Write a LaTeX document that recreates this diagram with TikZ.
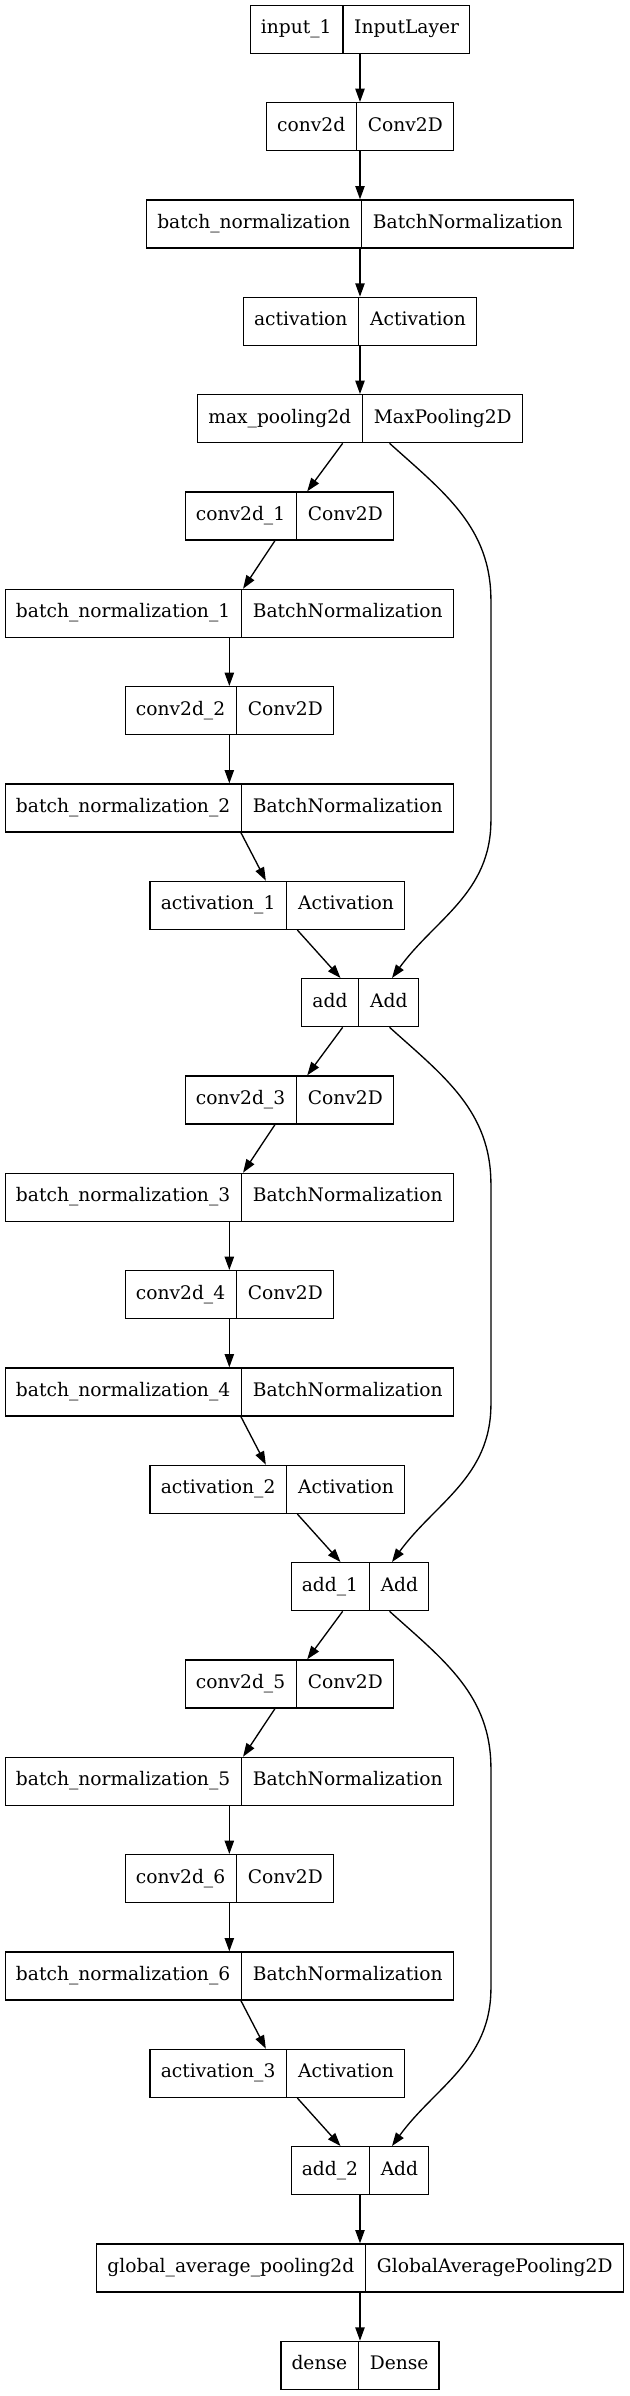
\documentclass[tikz,border=0pt]{standalone}
\usepackage{fontspec}
\setmainfont{DejaVu Serif}
\usetikzlibrary{arrows.meta,shapes.multipart}

\begin{document}
\begin{tikzpicture}[->, >={Triangle[length=10pt,width=7pt]}, line width=1pt, node distance=73pt,
    layer/.style={draw, rectangle split, rectangle split horizontal, rectangle split parts=2,
      rectangle split part align=base, inner xsep=8pt, inner ysep=9.5pt,
      font=\fontsize{14pt}{17pt}\selectfont\strut}]
  \useasboundingbox (-270pt,22pt) rectangle (201.75pt,-1775pt);

  \node[layer] (In)    {input\_1 \nodepart{two} InputLayer};
  \node[layer] (C0)    [below of=In]               {conv2d \nodepart{two} Conv2D};
  \node[layer] (BN0)   [below of=C0]               {batch\_normalization \nodepart{two} BatchNormalization};
  \node[layer] (A0)    [below of=BN0]              {activation \nodepart{two} Activation};
  \node[layer] (MP)    [below of=A0]               {max\_pooling2d \nodepart{two} MaxPooling2D};
  \node[layer] (C1)    [below of=MP, xshift=-53pt] {conv2d\_1 \nodepart{two} Conv2D};
  \node[layer] (BN1)   [below of=C1, xshift=-45pt] {batch\_normalization\_1 \nodepart{two} BatchNormalization};
  \node[layer] (C2)    [below of=BN1]              {conv2d\_2 \nodepart{two} Conv2D};
  \node[layer] (BN2)   [below of=C2]               {batch\_normalization\_2 \nodepart{two} BatchNormalization};
  \node[layer] (A1)    [below of=BN2, xshift=36pt] {activation\_1 \nodepart{two} Activation};
  \node[layer] (Add0)  [below of=A1, xshift=62pt]  {add \nodepart{two} Add};
  \node[layer] (C3)    [below of=Add0, xshift=-53pt] {conv2d\_3 \nodepart{two} Conv2D};
  \node[layer] (BN3)   [below of=C3, xshift=-45pt] {batch\_normalization\_3 \nodepart{two} BatchNormalization};
  \node[layer] (C4)    [below of=BN3]              {conv2d\_4 \nodepart{two} Conv2D};
  \node[layer] (BN4)   [below of=C4]               {batch\_normalization\_4 \nodepart{two} BatchNormalization};
  \node[layer] (A2)    [below of=BN4, xshift=36pt] {activation\_2 \nodepart{two} Activation};
  \node[layer] (Add1)  [below of=A2, xshift=62pt]  {add\_1 \nodepart{two} Add};
  \node[layer] (C5)    [below of=Add1, xshift=-53pt] {conv2d\_5 \nodepart{two} Conv2D};
  \node[layer] (BN5)   [below of=C5, xshift=-45pt] {batch\_normalization\_5 \nodepart{two} BatchNormalization};
  \node[layer] (C6)    [below of=BN5]              {conv2d\_6 \nodepart{two} Conv2D};
  \node[layer] (BN6)   [below of=C6]               {batch\_normalization\_6 \nodepart{two} BatchNormalization};
  \node[layer] (A3)    [below of=BN6, xshift=36pt] {activation\_3 \nodepart{two} Activation};
  \node[layer] (Add2)  [below of=A3, xshift=62pt]  {add\_2 \nodepart{two} Add};
  \node[layer] (GAP)   [below of=Add2]             {global\_average\_pooling2d \nodepart{two} GlobalAveragePooling2D};
  \node[layer] (Dense) [below of=GAP]              {dense \nodepart{two} Dense};

  \path (In.south)  edge (C0.north)
        (C0.south)  edge (BN0.north)
        (BN0.south) edge (A0.north)
        (A0.south)  edge (MP.north)
        ([xshift=-13pt]MP.south)    edge ([xshift=13.4pt]C1.north)
        ([xshift=-10.8pt]C1.south)  edge ([xshift=10.3pt]BN1.north)
        (BN1.south) edge (C2.north)
        (C2.south)  edge (BN2.north)
        ([xshift=8.7pt]BN2.south)   edge ([xshift=-8.6pt]A1.north)
        ([xshift=15pt]A1.south)     edge ([xshift=-14.6pt]Add0.north)
        ([xshift=-13pt]Add0.south)  edge ([xshift=13.4pt]C3.north)
        ([xshift=-10.8pt]C3.south)  edge ([xshift=10.3pt]BN3.north)
        (BN3.south) edge (C4.north)
        (C4.south)  edge (BN4.north)
        ([xshift=8.7pt]BN4.south)   edge ([xshift=-8.6pt]A2.north)
        ([xshift=15pt]A2.south)     edge ([xshift=-14.6pt]Add1.north)
        ([xshift=-13pt]Add1.south)  edge ([xshift=13.4pt]C5.north)
        ([xshift=-10.8pt]C5.south)  edge ([xshift=10.3pt]BN5.north)
        (BN5.south) edge (C6.north)
        (C6.south)  edge (BN6.north)
        ([xshift=8.7pt]BN6.south)   edge ([xshift=-8.6pt]A3.north)
        ([xshift=15pt]A3.south)     edge ([xshift=-14.6pt]Add2.north)
        (Add2.south) edge (GAP.north)
        (GAP.south)  edge (Dense.north)
        ;

  % shortcut connections
  \draw ([xshift=22.2pt]MP.south) to[out=-42,in=90] ++(76pt,-117.75pt)
        -- ++(0,-165pt) to[out=-90,in=54] ([xshift=24pt]Add0.north);
  \draw ([xshift=22.2pt]Add0.south) to[out=-42,in=90] ++(76pt,-117.75pt)
        -- ++(0,-165pt) to[out=-90,in=54] ([xshift=24pt]Add1.north);
  \draw ([xshift=22.2pt]Add1.south) to[out=-42,in=90] ++(76pt,-117.75pt)
        -- ++(0,-165pt) to[out=-90,in=54] ([xshift=24pt]Add2.north);
\end{tikzpicture}
\end{document}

= = = =

#### THE EXERCISE
Give back exactly the lines from the first line of the data through the line with "(-270pt,22pt) rectangle (201.75pt,-1775pt);", pictures excluded.

#### WORKED SOLUTION
Write a LaTeX document that recreates this diagram with TikZ.
\documentclass[tikz,border=0pt]{standalone}
\usepackage{fontspec}
\setmainfont{DejaVu Serif}
\usetikzlibrary{arrows.meta,shapes.multipart}

\begin{document}
\begin{tikzpicture}[->, >={Triangle[length=10pt,width=7pt]}, line width=1pt, node distance=73pt,
    layer/.style={draw, rectangle split, rectangle split horizontal, rectangle split parts=2,
      rectangle split part align=base, inner xsep=8pt, inner ysep=9.5pt,
      font=\fontsize{14pt}{17pt}\selectfont\strut}]
  \useasboundingbox (-270pt,22pt) rectangle (201.75pt,-1775pt);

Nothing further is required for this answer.